Gordon Hayward

Personal information
- Full name: James Gordon Rotherham Hayward
- Born: 31 December 1926 Speeton, East Riding of Yorkshire, England
- Died: 29 September 2014 (aged 87)
- Batting: Left-handed
- Bowling: Right-arm fast-medium

Domestic team information
- 1951: Nottinghamshire

Career statistics
| Competition | First-class |
| Matches | 1 |
| Runs scored | – |
| Batting average | – |
| 100s/50s | – |
| Top score | – |
| Balls bowled | 216 |
| Wickets | 2 |
| Bowling average | 39.00 |
| 5 wickets in innings | 0 |
| 10 wickets in match | 0 |
| Best bowling | 2/78 |
| Catches/stumpings | 0/– |
- Source: Cricinfo, 3 March 2013

= Gordon Hayward (cricketer) =

English cricketer (1926–2014)

James Gordon Rotherham Hayward (31 December 1926 – 29 September 2014) was an English cricketer. Hayward was a left-handed batsman who bowled right-arm fast-medium. He was born at Speeton, East Riding of Yorkshire.

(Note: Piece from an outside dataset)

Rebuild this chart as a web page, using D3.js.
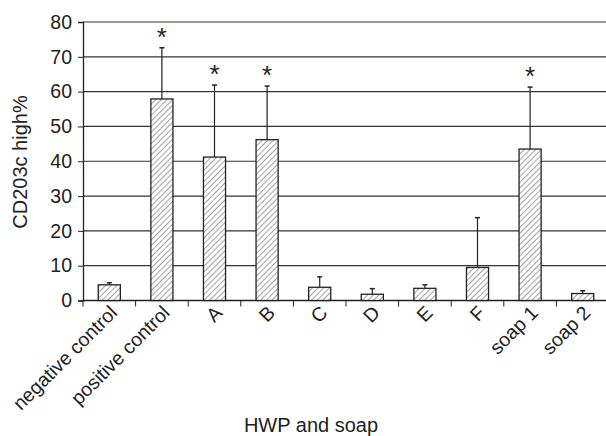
<!DOCTYPE html>
<html>
<head>
<meta charset="utf-8">
<script src="https://cdn.jsdelivr.net/npm/d3@7"></script>
<style>
body{margin:0;background:#fff;}
text{font-family:"Liberation Sans",Arial,sans-serif;fill:#222;}
</style>
</head>
<body>
<div class="graph"></div>
<script>
var categories=["negative control","positive control","A","B","C","D","E","F","soap 1","soap 2"];
var means=[4.5,57.9,41.2,46.2,3.8,1.8,3.5,9.5,43.5,2.0];
var errTops=[5.1,72.6,61.9,61.6,6.8,3.4,4.5,23.8,61.3,2.8];
var starred=["positive control","A","B","soap 1"];
var yTicks=[0,10,20,30,40,50,60,70,80];

const width=606;
const height=436;

var svg=d3.select(".graph")
    .append("svg")
    .attr("width",width)
    .attr("height",height);

// hatch pattern for the bars
var defs=svg.append("defs");
var pat=defs.append("pattern")
    .attr("id","hatch")
    .attr("patternUnits","userSpaceOnUse")
    .attr("width",4)
    .attr("height",4)
    .attr("patternTransform","rotate(45)");
pat.append("rect").attr("width",4).attr("height",4).attr("fill","#fff");
pat.append("line")
    .attr("x1",0).attr("y1",0).attr("x2",0).attr("y2",4)
    .attr("stroke","#555").attr("stroke-width",1.1);

var scaleX=d3.scaleBand()
    .domain(categories)
    .range([83,609])
    .paddingInner(0.58)
    .paddingOuter(0.29);

var scaleY=d3.scaleLinear()
    .domain([0,80])
    .range([300.5,22]);

// grid lines
svg.append("g")
    .selectAll("line")
    .data(yTicks.slice(1))
    .enter()
    .append("line")
    .attr("x1",83)
    .attr("x2",609)
    .attr("y1",d=>scaleY(d))
    .attr("y2",d=>scaleY(d))
    .attr("stroke","#333")
    .attr("stroke-width",1.2);

// y axis
var yAxis=d3.axisLeft(scaleY).tickValues(yTicks).tickSize(5).tickPadding(6);
var gy=svg.append("g")
    .attr("transform","translate(83,0)")
    .call(yAxis);
gy.select(".domain").attr("stroke","#222").attr("stroke-width",1.3);
gy.selectAll(".tick line").attr("stroke","#222");
gy.selectAll("text").style("font-size","19.5px").attr("fill","#222");

// x axis line + ticks at band boundaries
var step=scaleX.step();
var bounds=categories.map((c,i)=>83+i*step).concat([609]);
svg.append("line")
    .attr("x1",83).attr("x2",609)
    .attr("y1",scaleY(0)).attr("y2",scaleY(0))
    .attr("stroke","#222").attr("stroke-width",1.3);
svg.append("g")
    .selectAll("line")
    .data(bounds)
    .enter()
    .append("line")
    .attr("x1",d=>d).attr("x2",d=>d)
    .attr("y1",scaleY(0)).attr("y2",scaleY(0)+6)
    .attr("stroke","#222");

// error bars
var eb=svg.append("g");
categories.forEach(function(c,i){
    var cx=scaleX(c)+scaleX.bandwidth()/2;
    eb.append("line")
        .attr("x1",cx).attr("x2",cx)
        .attr("y1",scaleY(means[i])).attr("y2",scaleY(errTops[i]))
        .attr("stroke","#222").attr("stroke-width",1.2);
    eb.append("line")
        .attr("x1",cx-2.5).attr("x2",cx+2.5)
        .attr("y1",scaleY(errTops[i])).attr("y2",scaleY(errTops[i]))
        .attr("stroke","#222").attr("stroke-width",1.5);
});

// bars
svg.selectAll("rect.bar")
    .data(categories)
    .enter()
    .append("rect")
    .attr("class","bar")
    .attr("x",d=>scaleX(d))
    .attr("y",(d,i)=>scaleY(means[i]))
    .attr("width",scaleX.bandwidth())
    .attr("height",(d,i)=>scaleY(0)-scaleY(means[i]))
    .attr("fill","url(#hatch)")
    .attr("stroke","#222")
    .attr("stroke-width",1.3);

// asterisks
categories.forEach(function(c,i){
    if(starred.indexOf(c)<0) return;
    svg.append("text")
        .attr("x",scaleX(c)+scaleX.bandwidth()/2)
        .attr("y",scaleY(errTops[i])-2)
        .attr("text-anchor","middle")
        .style("font-size","26px")
        .text("*");
});

// category labels
svg.append("g")
    .selectAll("text")
    .data(categories)
    .enter()
    .append("text")
    .attr("text-anchor","end")
    .style("font-size","19.5px")
    .attr("transform",d=>"translate("+(scaleX(d)+scaleX.bandwidth()/2+9)+",314) rotate(-45)")
    .text(d=>d);

// axis titles
svg.append("text")
    .attr("x",311)
    .attr("y",432)
    .attr("text-anchor","middle")
    .style("font-size","20px")
    .text("HWP and soap");

svg.append("text")
    .attr("transform","translate(27,162) rotate(-90)")
    .attr("text-anchor","middle")
    .style("font-size","20px")
    .text("CD203c high%");
</script>
</body>
</html>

Hayward made a single first-class appearance for Nottinghamshire against Oxford University 1951 at the University Parks. Hayward wasn't called upon to bat during the match, but did take two wickets in Oxford University's first-innings, dismissing John Marshall and Richard Wollocombe to finish with figures of 2/78 from 36 overs. His only first-class appearance ended in a draw.

Hayward died on 29 September 2014, at the age of 87.